Uma rixa entre grupos rivais num restaurante em Loures, fez seis feridos. Um tal Mário Machado, fundador da Nova Ordem Social da extrema-direita e os elementos do Hells Angels, envolveram-se na luta com facas e paus.  


         - O campeão europeu, com “o melhor jogador do mundo”, perdeu pela abada de 3-0 com a Holanda. Bravo, comendadores!

segunda-feira, março 26, 2018

Segunda, 26.
O Papa, neste Domingo de Ramos, diante da massa imensa de jovens reunidos na missa, disse: “Queridos jovens, cabe-vos a vocês não ficarem quietos. Mesmo que os outros fiquem quietos, se nós, as pessoas mais velhas e os líderes, alguns corruptos, ficarmos quietos, se o mundo inteiro ficar quieto e perder a alegria, eu pergunto-vos: “Vocês vão gritar?” A assistência respondeu em uníssono: “SIM!” Francisco é o único visionário num mundo possesso das fantasias e das mentiras dos poderes.  

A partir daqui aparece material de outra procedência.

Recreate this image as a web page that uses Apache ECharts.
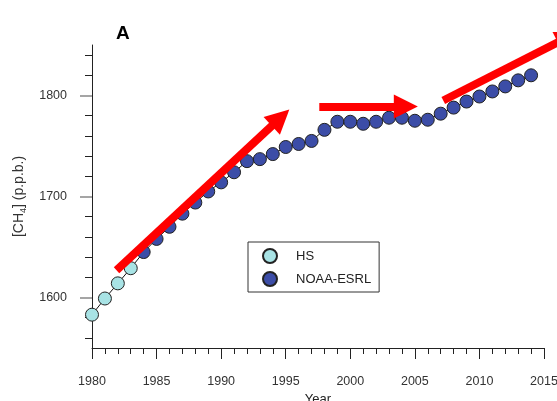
<!DOCTYPE html>
<html>
<head>
<meta charset="utf-8">
<script src="https://cdn.jsdelivr.net/npm/echarts@6/dist/echarts.min.js"></script>
<style>html,body{margin:0;padding:0;background:#fff}#c{width:557px;height:401px}</style>
</head>
<body>
<div id="c"></div>
<script>
var hsYears = [1980, 1981, 1982, 1983];
var hsValues = [1583, 1599, 1614, 1629];
var noaaYears = [1984,1985,1986,1987,1988,1989,1990,1991,1992,1993,1994,1995,1996,1997,1998,1999,2000,2001,2002,2003,2004,2005,2006,2007,2008,2009,2010,2011,2012,2013,2014];
var noaaValues = [1645,1658,1670,1683,1694,1705,1714,1724,1735,1737,1742,1749,1752,1755,1766,1774,1774,1772,1774,1778,1778,1775,1776,1782,1788,1794,1799,1804,1809,1815,1820];
var yLabelValues = [1600, 1700, 1800];
var yMinorValues = [1560,1580,1620,1640,1660,1680,1720,1740,1760,1780,1820,1840];
// trend arrows: [startYear, startValue, endYear, endValue] (end = centre of arrow head)
var arrows = [
  [1981.9, 1627, 1994.6, 1778],
  [1997.6, 1789, 2004.3, 1789],
  [2007.2, 1795, 2016.9, 1858]
];

var allData = hsYears.map(function(y,i){return [y, hsValues[i]];})
  .concat(noaaYears.map(function(y,i){return [y, noaaValues[i]];}));

var plain = function(v){ return String(v); };
var chart = echarts.init(document.getElementById('c'));
var yBase = {
  type: 'value', min: 1550, max: 1850, position: 'left',
  splitLine: {show: false}
};
chart.setOption({
  animation: false,
  backgroundColor: '#fff',
  title: {text: 'A', left: 111, top: 19, textStyle: {fontSize: 19, fontWeight: 'bold', color: '#000', fontFamily: 'Liberation Sans Narrow, Liberation Sans'}},
  grid: {left: 92, right: 13, top: 45, bottom: 53, containLabel: false, outerBoundsMode: 'none'},
  legend: {
    data: ['HS', 'NOAA-ESRL'], orient: 'vertical', left: 248, top: 242,
    icon: 'circle', itemWidth: 14, itemHeight: 14, itemGap: 7,
    padding: [6, 8, 5, 14], borderColor: '#333', borderWidth: 1, borderRadius: 0,
    textStyle: {fontSize: 13, color: '#222', fontFamily: 'Liberation Sans', padding: [0,0,0,14]}
  },
  xAxis: {
    type: 'value', min: 1980, max: 2015, interval: 5,
    name: 'Year', nameLocation: 'middle', nameGap: 40,
    nameTextStyle: {fontSize: 13, color: '#222', fontFamily: 'Liberation Sans'},
    axisLine: {lineStyle: {color: '#222', width: 1}},
    axisTick: {length: 11, lineStyle: {color: '#222'}},
    minorTick: {show: true, splitNumber: 5, length: 6, lineStyle: {color: '#222'}},
    axisLabel: {margin: 27, fontSize: 12.5, color: '#333', fontFamily: 'Liberation Sans', formatter: plain},
    splitLine: {show: false}
  },
  yAxis: [
    Object.assign({}, yBase, {
      name: '[CH{sub|4}] (p.p.b.)', nameLocation: 'middle', nameGap: 62,
      nameTextStyle: {fontSize: 14, color: '#333', fontFamily: 'Liberation Sans',
        rich: {sub: {fontSize: 9, color: '#333', padding: [9, 0, 0, 0], fontFamily: 'Liberation Sans'}}},
      axisLine: {show: true, lineStyle: {color: '#222', width: 1}},
      axisTick: {show: true, length: 12, customValues: yLabelValues, lineStyle: {color: '#888', width: 1.5}},
      axisLabel: {margin: 25, fontSize: 12.5, color: '#333', fontFamily: 'Liberation Sans', customValues: yLabelValues, formatter: plain}
    }),
    Object.assign({}, yBase, {
      axisLine: {show: false},
      axisTick: {show: true, length: 7, customValues: yMinorValues, lineStyle: {color: '#222'}},
      axisLabel: {show: false}
    })
  ],
  series: [
    {type: 'line', data: allData, symbol: 'none', lineStyle: {color: '#111', width: 1}, z: 1, silent: true},
    {name: 'HS', type: 'scatter', data: hsYears.map(function(y,i){return [y, hsValues[i]];}),
      symbol: 'circle', symbolSize: 13, itemStyle: {color: '#a8e3e5', borderColor: '#222', borderWidth: 1, opacity: 1}, z: 2},
    {name: 'NOAA-ESRL', type: 'scatter', data: noaaYears.map(function(y,i){return [y, noaaValues[i]];}),
      symbol: 'circle', symbolSize: 13, itemStyle: {color: '#3c4da7', borderColor: '#222', borderWidth: 1, opacity: 1}, z: 2},
    {type: 'lines', coordinateSystem: 'cartesian2d', clip: false, z: 5, silent: true,
      symbol: ['none', 'triangle'], symbolSize: [22, 24],
      lineStyle: {color: '#ff0000', width: 8, opacity: 1, curveness: 0},
      data: arrows.map(function(a){return {coords: [[a[0], a[1]], [a[2], a[3]]]};})}
  ]
});
</script>
</body>
</html>
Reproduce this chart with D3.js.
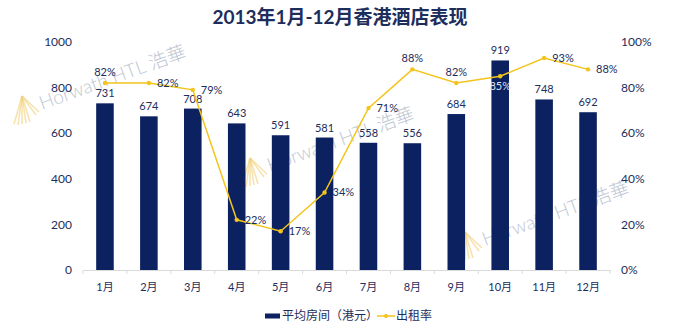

         - A pouca inteligência de Mariano Rajoy e os seus métodos fascistas, compraram uma guerra em toda a Catalunha. Perseguiu aquele que ganhou democraticamente as eleições, Carles Puigdemont, ex-líder da Generalitat, por essa Europa dita democrática, e quando ele entrou na Alemanha vindo da Finlândia onde havia proferido uma conferência, foi detido com o pedido de extradição para Madrid onde o espera a prisão. Aliás, a semana passada, mais uns quantos membros da Generalitat haviam sido enclausurados. Desde então, todos os dias, gigantescas manifestações em Barcelona contra a prepotência do Governo e pela independência. Os espanhóis não são como nós, quem lhas faz tem que se haver com eles. 

         - Felizmente eu não sou dos milhões que se acham modernos cidadãos do mundo a partir da inscrição no Facebook. Nunca molhei a minha curiosidade que é, portanto, bastante, nem quis ter os milhares de amigos que o senhor Zuckerberg oferece perdulariamente, a quem saboreie a sua salada dita social. De contrário, teria sido atingido pelo crime que ele praticou juntamente com a empresa Cambridge Analytica, ao divulgar os dados dos ingénuos que lhos forneceram e foram manipulados para tanta imundície incluindo a campanha presidencial americana ou Brexit. Este rapaz genial, descobriu a pólvora e anda a ser seguido por muitos outros que querem enriquecer de um dia para o outro explorando o filão de ouro que tornou cativo milhões de incautos, anulando um sistema que até podia ser útil sob muitos aspectos.

         - Em Trèves, ontem, o bispo de Carcassonne, celebrou missa por alma dos quatro mártires que faleceram no atentado do Daesh. Referindo-se ao polícia Arnauld Beltrame disse, mutatis mutandis, o mesmo que eu aqui escrevi, sábado, 24.

         - Em Washington, ontem, milhares de jovens manifestaram-se contra a morte dos 17 colegas assassinados na escola de Parkland. Fizeram-no diante do Capitólio de forma a que Trump os ouvisse e pusesse termo a lei que permite que cada americano possua uma arma. Será um construtor civil receptivo ao grito das raparigas e rapazes?


         - Domingo de Ramos evocou-se a morte de Jesus Cristo na cruz. “Meus Deus, meu Deus porque me abandonaste?” Do Evangelho segundo Marcos: “Chegada a hora sexta, sobreveio uma escuridão sobre toda a terra até à hora nona. E à hora nona Jesus gritou com voz grande: Elòí, elòí lemá sabachtáni? (Mc15-33-34). Jesus como qualquer um de nós, teve medo de morrer. O Seu grito é lancinante e chegou inteiro e dramático aos nossos ouvidos mudos.